◆ Information shown ◆
Begin

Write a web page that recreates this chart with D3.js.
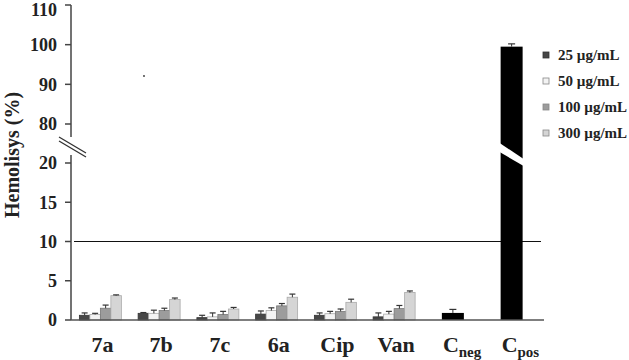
<!DOCTYPE html>
<html><head><meta charset="utf-8">
<script src="https://cdn.jsdelivr.net/npm/d3@7"></script>
<style>body{margin:0;background:#fff}svg{display:block}</style>
</head><body>
<script>
const categories = ["7a","7b","7c","6a","Cip","Van","Cneg","Cpos"];
const seriesNames = ["25 µg/mL","50 µg/mL","100 µg/mL","300 µg/mL"];
const c25  = [0.6, 0.85, 0.3, 0.75, 0.6, 0.4];
const c50  = [0.7, 0.85, 0.4, 1.2, 0.8, 0.75];
const c100 = [1.5, 1.2, 0.7, 1.8, 1.1, 1.45];
const c300 = [3.1, 2.6, 1.4, 2.9, 2.25, 3.5];
const e25  = [0.3, 0.1, 0.3, 0.4, 0.3, 0.5];
const e50  = [0.15, 0.4, 0.5, 0.35, 0.3, 0.35];
const e100 = [0.4, 0.3, 0.4, 0.3, 0.3, 0.4];
const e300 = [0.1, 0.2, 0.2, 0.4, 0.4, 0.2];
const controlNames = ["Cneg","Cpos"];
const controlValues = [0.9, 99.5];
const controlErrors = [0.45, 0.7];
const lowTicks = [0,5,10,15,20];
const highTicks = [80,90,100,110];
const threshold = 10;

const fills = ["#474747","#f3f3f3","#9c9c9c","#d5d5d5"];
const strokes = ["#333","#aaa","#777","#aaa"];

const W=629,H=360;
const svg=d3.select("body").append("svg").attr("width",W).attr("height",H);
const font="'Liberation Serif','Times New Roman',serif";

const x=d3.scaleBand().domain(categories).range([71,541]).padding(0);
const xs=d3.scaleBand().domain(seriesNames).range([0,42]).padding(0);
const yLow=d3.scaleLinear().domain([0,20]).range([320,163]);
const yHigh=d3.scaleLinear().domain([80,110]).range([124,5]);
const axisX=71;
const breakTop=yHigh(80)+13, breakBot=yLow(20)-8;

const g=svg.append("g");
g.append("line").attr("x1",axisX).attr("x2",axisX).attr("y1",yHigh(110)).attr("y2",breakTop).attr("stroke","#444").attr("stroke-width",1.5);
g.append("line").attr("x1",axisX).attr("x2",axisX).attr("y1",breakBot).attr("y2",yLow(0)).attr("stroke","#444").attr("stroke-width",1.5);
[0,4].forEach(d=>{
  g.append("line").attr("x1",axisX-12).attr("y1",breakTop+d).attr("x2",axisX+15).attr("y2",breakTop+d+16)
   .attr("stroke","#333").attr("stroke-width",1.3);
});
const ticks=[...lowTicks.map(v=>({v,y:yLow(v)})),...highTicks.map(v=>({v,y:yHigh(v)}))];
g.selectAll(".tk").data(ticks).join("line").attr("x1",axisX-6).attr("x2",axisX).attr("y1",d=>d.y).attr("y2",d=>d.y).attr("stroke","#444").attr("stroke-width",1.5);
g.selectAll(".tl").data(ticks).join("text").attr("x",57).attr("y",d=>Math.max(d.y,10)).attr("dy","0.35em").attr("text-anchor","end")
 .attr("font-family",font).attr("font-weight","bold").attr("font-size",18).attr("fill","#222").text(d=>d.v);

svg.append("text").attr("transform","translate(12,155) rotate(-90)").attr("text-anchor","middle").attr("dy","0.35em")
 .attr("font-family",font).attr("font-weight","bold").attr("font-size",20).attr("fill","#222").text("Hemolisys (%)");

svg.append("line").attr("x1",74).attr("x2",541).attr("y1",yLow(threshold)).attr("y2",yLow(threshold)).attr("stroke","#111").attr("stroke-width",1.2);

const sVals=[c25,c50,c100,c300], sErr=[e25,e50,e100,e300];
const bars=[];
categories.slice(0,6).forEach((c,i)=>{
  seriesNames.forEach((s,j)=>{
    bars.push({c,s,j,v:sVals[j][i],e:sErr[j][i]});
  });
});
const gx=c=>x(c)+x.bandwidth()/2-21;
const bg=svg.append("g");
bg.selectAll("rect").data(bars).join("rect")
 .attr("x",d=>gx(d.c)+xs(d.s)).attr("width",xs.bandwidth())
 .attr("y",d=>yLow(d.v)).attr("height",d=>yLow(0)-yLow(d.v))
 .attr("fill",d=>fills[d.j]).attr("stroke",d=>strokes[d.j]).attr("stroke-width",0.8);
bg.selectAll(".ev").data(bars).join("line")
 .attr("x1",d=>gx(d.c)+xs(d.s)+xs.bandwidth()/2).attr("x2",d=>gx(d.c)+xs(d.s)+xs.bandwidth()/2)
 .attr("y1",d=>yLow(d.v)).attr("y2",d=>yLow(d.v+d.e)).attr("stroke","#333").attr("stroke-width",1);
bg.selectAll(".ec").data(bars).join("line")
 .attr("x1",d=>gx(d.c)+xs(d.s)+xs.bandwidth()/2-3).attr("x2",d=>gx(d.c)+xs(d.s)+xs.bandwidth()/2+3)
 .attr("y1",d=>yLow(d.v+d.e)).attr("y2",d=>yLow(d.v+d.e)).attr("stroke","#333").attr("stroke-width",1.2);

const cw=22;
const cx=c=>x(c)+x.bandwidth()/2;
const yv=v=>v>20?yHigh(v):yLow(v);
controlNames.forEach((c,i)=>{
  const v=controlValues[i], e=controlErrors[i];
  svg.append("rect").attr("x",cx(c)-cw/2).attr("width",cw).attr("y",yv(v)).attr("height",yLow(0)-yv(v)).attr("fill","#000");
  svg.append("line").attr("x1",cx(c)).attr("x2",cx(c)).attr("y1",yv(v)).attr("y2",yv(v+e)).attr("stroke","#333").attr("stroke-width",1);
  svg.append("line").attr("x1",cx(c)-3.5).attr("x2",cx(c)+3.5).attr("y1",yv(v+e)).attr("y2",yv(v+e)).attr("stroke","#333").attr("stroke-width",1.2);
  if(v>20){
    const x0=cx(c)-cw/2-1,x1=cx(c)+cw/2+1;
    svg.append("polygon").attr("points",[[x0,breakTop+6],[x1,breakTop+22],[x1,breakTop+29],[x0,breakTop+15]].map(p=>p.join(",")).join(" ")).attr("fill","#fff");
  }
});

svg.append("line").attr("x1",axisX).attr("x2",544).attr("y1",yLow(0)).attr("y2",yLow(0)).attr("stroke","#555").attr("stroke-width",1.5);

categories.forEach(c=>{
  const t=svg.append("text").attr("y",352).attr("font-family",font).attr("font-weight","bold").attr("font-size",22).attr("fill","#222");
  if(controlNames.includes(c)){
    t.attr("x",cx(c)-10).attr("text-anchor","start");
    t.append("tspan").text("C");
    t.append("tspan").attr("font-size",15).attr("dy",5).text(c.slice(1));
  } else {
    t.attr("x",cx(c)+2).attr("text-anchor","middle").text(c);
  }
});

const lg=svg.append("g");
seriesNames.forEach((s,j)=>{
  const yy=55+j*26;
  lg.append("rect").attr("x",543).attr("y",yy-3).attr("width",6).attr("height",6).attr("fill",fills[j]).attr("stroke",j===0?"#333":"#888").attr("stroke-width",0.8);
  lg.append("text").attr("x",558).attr("y",yy).attr("dy","0.35em").attr("font-family",font).attr("font-weight","bold").attr("font-size",15).attr("fill","#222").text(s);
});

svg.append("circle").attr("cx",144).attr("cy",76).attr("r",0.9).attr("fill","#333");
</script>
</body></html>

End

Give again, word for word, every line from the top of the data above to the line holding "const breakTop=yHigh(80)+13, breakBot=yLow(20)-8;", inclusive, with the pictures left out.

◆ Response below ◆
Write a web page that recreates this chart with D3.js.
<!DOCTYPE html>
<html><head><meta charset="utf-8">
<script src="https://cdn.jsdelivr.net/npm/d3@7"></script>
<style>body{margin:0;background:#fff}svg{display:block}</style>
</head><body>
<script>
const categories = ["7a","7b","7c","6a","Cip","Van","Cneg","Cpos"];
const seriesNames = ["25 µg/mL","50 µg/mL","100 µg/mL","300 µg/mL"];
const c25  = [0.6, 0.85, 0.3, 0.75, 0.6, 0.4];
const c50  = [0.7, 0.85, 0.4, 1.2, 0.8, 0.75];
const c100 = [1.5, 1.2, 0.7, 1.8, 1.1, 1.45];
const c300 = [3.1, 2.6, 1.4, 2.9, 2.25, 3.5];
const e25  = [0.3, 0.1, 0.3, 0.4, 0.3, 0.5];
const e50  = [0.15, 0.4, 0.5, 0.35, 0.3, 0.35];
const e100 = [0.4, 0.3, 0.4, 0.3, 0.3, 0.4];
const e300 = [0.1, 0.2, 0.2, 0.4, 0.4, 0.2];
const controlNames = ["Cneg","Cpos"];
const controlValues = [0.9, 99.5];
const controlErrors = [0.45, 0.7];
const lowTicks = [0,5,10,15,20];
const highTicks = [80,90,100,110];
const threshold = 10;

const fills = ["#474747","#f3f3f3","#9c9c9c","#d5d5d5"];
const strokes = ["#333","#aaa","#777","#aaa"];

const W=629,H=360;
const svg=d3.select("body").append("svg").attr("width",W).attr("height",H);
const font="'Liberation Serif','Times New Roman',serif";

const x=d3.scaleBand().domain(categories).range([71,541]).padding(0);
const xs=d3.scaleBand().domain(seriesNames).range([0,42]).padding(0);
const yLow=d3.scaleLinear().domain([0,20]).range([320,163]);
const yHigh=d3.scaleLinear().domain([80,110]).range([124,5]);
const axisX=71;
const breakTop=yHigh(80)+13, breakBot=yLow(20)-8;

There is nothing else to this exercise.